Get access
The EMBO Journal

Crystal structures of the structure-selective nuclease Mus81-Eme1 bound to flap DNA substrates

Authors


Abstract

The Mus81-Eme1 complex is a structure-selective endonuclease with a critical role in the resolution of recombination intermediates during DNA repair after interstrand cross-links, replication fork collapse, or double-strand breaks. To explain the molecular basis of 3′ flap substrate recognition and cleavage mechanism by Mus81-Eme1, we determined crystal structures of human Mus81-Eme1 bound to various flap DNA substrates. Mus81-Eme1 undergoes gross substrate-induced conformational changes that reveal two key features: (i) a hydrophobic wedge of Mus81 that separates pre- and post-nick duplex DNA and (ii) a “5′ end binding pocket” that hosts the 5′ nicked end of post-nick DNA. These features are crucial for comprehensive protein-DNA interaction, sharp bending of the 3′ flap DNA substrate, and incision strand placement at the active site. While Mus81-Eme1 unexpectedly shares several common features with members of the 5′ flap nuclease family, the combined structural, biochemical, and biophysical analyses explain why Mus81-Eme1 preferentially cleaves 3′ flap DNA substrates with 5′ nicked ends.

Synopsis

image

The structure-selective nuclease Mus81-Eme1 plays key roles in resolving recombination intermediates such as in the repair of DNA interstrand cross-links. Co-crystallization of the human enzyme bound to flap DNA substrates reveals key structural features essential for substrate selection and active site positioning of the incision strand.

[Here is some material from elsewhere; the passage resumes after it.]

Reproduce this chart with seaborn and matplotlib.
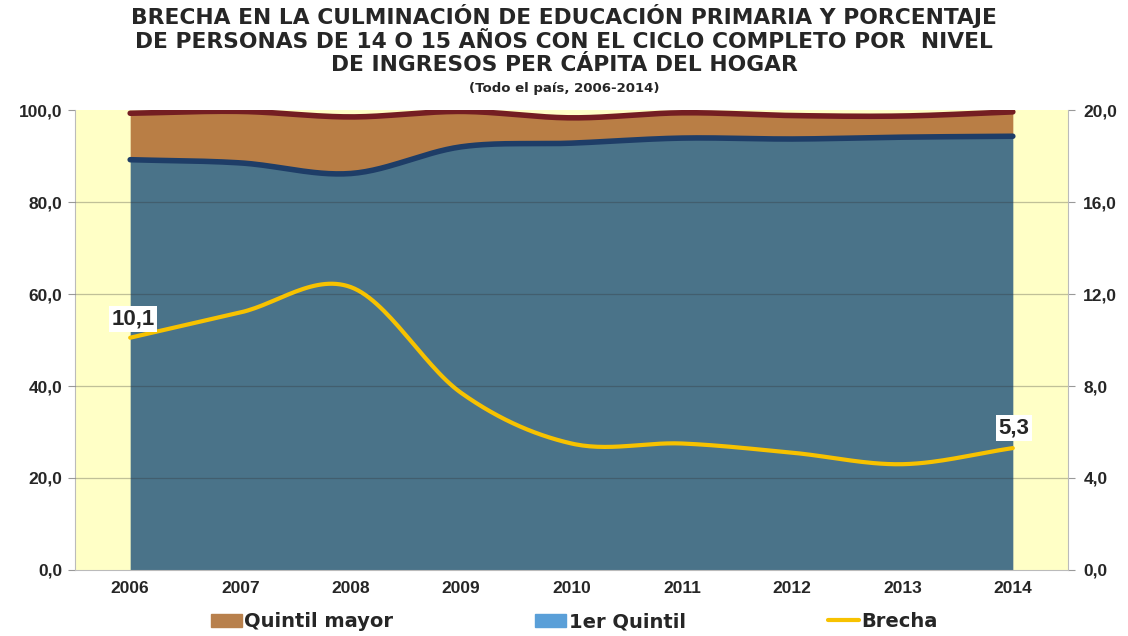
import numpy as np
import pandas as pd
import matplotlib
matplotlib.use('Agg')
import matplotlib.pyplot as plt
import seaborn as sns
from matplotlib.patches import Patch
from matplotlib.lines import Line2D

# data
years = [2006, 2007, 2008, 2009, 2010, 2011, 2012, 2013, 2014]
quintil_mayor = [99.3, 99.7, 98.5, 99.7, 98.3, 99.4, 98.8, 98.7, 99.6]
primer_quintil = [89.2, 88.5, 86.2, 92.0, 92.8, 93.9, 93.7, 94.1, 94.3]
brecha = [10.1, 11.2, 12.3, 7.7, 5.5, 5.5, 5.1, 4.6, 5.3]
left_ticks = [0, 20, 40, 60, 80, 100]
right_ticks = [0, 4, 8, 12, 16, 20]

title = ("BRECHA EN LA CULMINACIÓN DE EDUCACIÓN PRIMARIA Y PORCENTAJE\n"
         "DE PERSONAS DE 14 O 15 AÑOS CON EL CICLO COMPLETO POR  NIVEL\n"
         "DE INGRESOS PER CÁPITA DEL HOGAR")
subtitle = "(Todo el país, 2006-2014)"


def smooth(y, n=30):
    # catmull-rom curve through the points, like excel's smoothed line
    y = np.asarray(y, dtype=float)
    x = np.arange(len(y), dtype=float)
    p = np.concatenate([[2 * y[0] - y[1]], y, [2 * y[-1] - y[-2]]])
    xs, ys = [], []
    for i in range(len(y) - 1):
        t = np.linspace(0, 1, n, endpoint=False)
        p0, p1, p2, p3 = p[i], p[i + 1], p[i + 2], p[i + 3]
        yy = 0.5 * ((2 * p1) + (-p0 + p2) * t + (2 * p0 - 5 * p1 + 4 * p2 - p3) * t ** 2
                    + (-p0 + 3 * p1 - 3 * p2 + p3) * t ** 3)
        xs.append(x[i] + t)
        ys.append(yy)
    xs.append([x[-1]])
    ys.append([y[-1]])
    return np.concatenate(xs), np.concatenate(ys)


sns.set_style('white')
plt.rcParams['font.family'] = ['Liberation Sans', 'DejaVu Sans']

fig = plt.figure(figsize=(11.28, 6.36), dpi=100)
ax = fig.add_axes([0.0665, 0.1038, 0.8803, 0.7232])
ax.set_facecolor('#FFFFC6')

xs, top = smooth(quintil_mayor)
_, q1 = smooth(primer_quintil)
_, br = smooth(brecha)

ax.fill_between(xs, 0, q1, color='#4A7389', zorder=2, linewidth=0)
ax.fill_between(xs, q1, top, color='#B97E45', zorder=2, linewidth=0)

df = pd.DataFrame({'x': xs, 'top': top, 'q1': q1, 'br': br})
sns.lineplot(data=df, x='x', y='top', ax=ax, color='#741E22', linewidth=4, zorder=4,
             solid_capstyle='round')
sns.lineplot(data=df, x='x', y='q1', ax=ax, color='#1E3D67', linewidth=4, zorder=4,
             solid_capstyle='round')

for v in left_ticks[1:-1]:
    ax.axhline(v, color='#303030', alpha=0.3, linewidth=0.9, zorder=3)

ax.set_xlim(-0.5, len(years) - 0.5)
ax.set_ylim(0, 100)
ax.set_yticks(left_ticks)
ax.set_yticklabels([f'{v:.1f}'.replace('.', ',') for v in left_ticks],
                   fontsize=12.5, fontweight='bold')
ax.set_xticks(range(len(years)))
ax.set_xticklabels([str(y) for y in years], fontsize=12.5, fontweight='bold')
ax.set_xticks(np.arange(-0.5, len(years), 1), minor=True)
ax.tick_params(axis='x', which='major', length=0, pad=8)
ax.tick_params(axis='x', which='minor', length=5, color='#999999')
ax.tick_params(axis='y', length=5, color='#999999', pad=4)
ax.set_xlabel('')
ax.set_ylabel('')
for s in ['top', 'right']:
    ax.spines[s].set_visible(False)
for s in ['left', 'bottom']:
    ax.spines[s].set_color('#BBBBBB')

ax2 = ax.twinx()
ax2.set_ylim(0, 20)
ax2.set_yticks(right_ticks)
ax2.set_yticklabels([f'{v:.1f}'.replace('.', ',') for v in right_ticks],
                    fontsize=12.5, fontweight='bold')
ax2.tick_params(axis='y', length=5, color='#999999', pad=6)
for s in ['top', 'left', 'bottom']:
    ax2.spines[s].set_visible(False)
ax2.spines['right'].set_color('#BBBBBB')
sns.lineplot(data=df, x='x', y='br', ax=ax2, color='#F7C200', linewidth=3, zorder=5)
ax2.set_ylabel('')
ax2.set_xlabel('')

bbox = dict(boxstyle='square,pad=0.12', fc='white', ec='none')
ax2.annotate(f'{brecha[0]:.1f}'.replace('.', ','), (0, brecha[0]), xytext=(2, 6),
             textcoords='offset points', ha='center', va='bottom',
             fontsize=16, fontweight='bold', bbox=bbox, zorder=6)
ax2.annotate(f'{brecha[-1]:.1f}'.replace('.', ','), (len(years) - 1, brecha[-1]), xytext=(1, 7),
             textcoords='offset points', ha='center', va='bottom',
             fontsize=16, fontweight='bold', bbox=bbox, zorder=6)

fig.text(0.5, 0.993, title, ha='center', va='top', fontsize=15.7, fontweight='bold',
         fontfamily='DejaVu Sans', linespacing=1.22)
fig.text(0.5, 0.861, subtitle, ha='center', va='center', fontsize=9.5, fontweight='bold',
         fontfamily='DejaVu Sans')

handles = [Patch(color='#B8804C'), Patch(color='#5A9FD8'),
           Line2D([0], [0], color='#F7C200', linewidth=3)]
fig.legend(handles, ['Quintil mayor', '1er Quintil', 'Brecha'], loc='lower center',
           bbox_to_anchor=(0.509, -0.02), ncol=3, frameon=False,
           columnspacing=7.3, handlelength=1.6, handletextpad=0.12,
           prop={'weight': 'bold', 'size': 14, 'family': 'DejaVu Sans'})

fig.savefig('out.png', dpi=100)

  • Mus81-Eme1 undergoes a structural transition from a closed state to an open state in response to a DNA binding.
  • A specific “5′ end binding pocket” hosts the nicked junction 5′ end of post-nick duplex DNA.
  • A hydrophobic wedge separates pre- and post-nick duplex and facilitates bending of a nicked substrate.
  • Mus81-Eme1 shares key structural features with 5′ flap nucleases, but with opposite substrate recognition chirality.